After some leave, the 2/24th reformed in Queensland at Ravenshoe on the Atherton Tablelands, for what proved to be an extensive training period. Indeed the war was almost over before the battalion went into action again.
In April the 9th Division was transported to Morotai, which was being used as a staging in area in preparation for the 7th and 9th Divisions amphibious landings on Borneo. The 26th Brigade landed on Tarakan on 1 May. The two lead battalions were the 2/48th and 2/23rd, while the 2/24th was in reserve. After the massive pre-invasion air and naval bombardment, there was no opposition on the beaches but sharp Japanese fire came from Lingkas Hill. The two battalions pushed inland towards the Tarakan township, overcoming Japanese resistance as they went. By nightfall they had established a beachhead 2.5 km wide and 2 km deep. Almost all objectives had been taken but the Japanese on the position called “metho” held out a little longer. The 2/24th was ordered to push through and capture the airfield the next day. However, the Japanese stubbornly fought back and the airfield was not taken until 5 May. Tougher fighting was still to come.

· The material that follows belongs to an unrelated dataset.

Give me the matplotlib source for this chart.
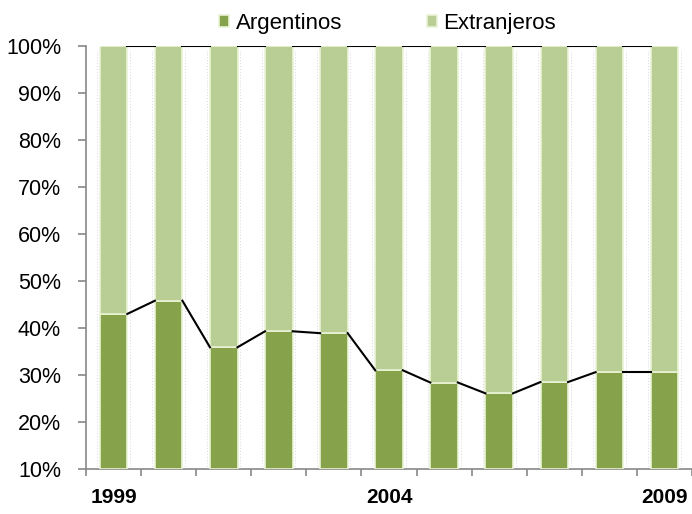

From 6 May to 16 June the mountain ridges behind the town were the scene of difficult fighting. In the area of tangled hills and jungle-covered ridges, the Japanese used mines, booby traps, and suicide raids to delay the Australian advance. The 2/24th fought along Crazy Ridge. On 20 June it captured the Australians’ last main objective, Hill 90, after the hill had been hit by 21,000 artillery rounds and 600 mortar bombs.
With Hill 90’s capture, the fighting on Tarakan was all but over. The island was divided into areas, which each unit had to clear any remaining Japanese survivors. The 2/24th sector was the northern part of the island, covering the Juata Oilfields with the 2/4th Commando Squadron and some Dutch troops.
Following the end of the war in August and Japan’s surrender, the ranks of the 2/24th thinned, as men were discharged, transferred, or volunteered for the occupation force for Japan. Those who remained in the battalion returned to Australia in December. The 2/24th disbanded at Puckapunyal in early 1946.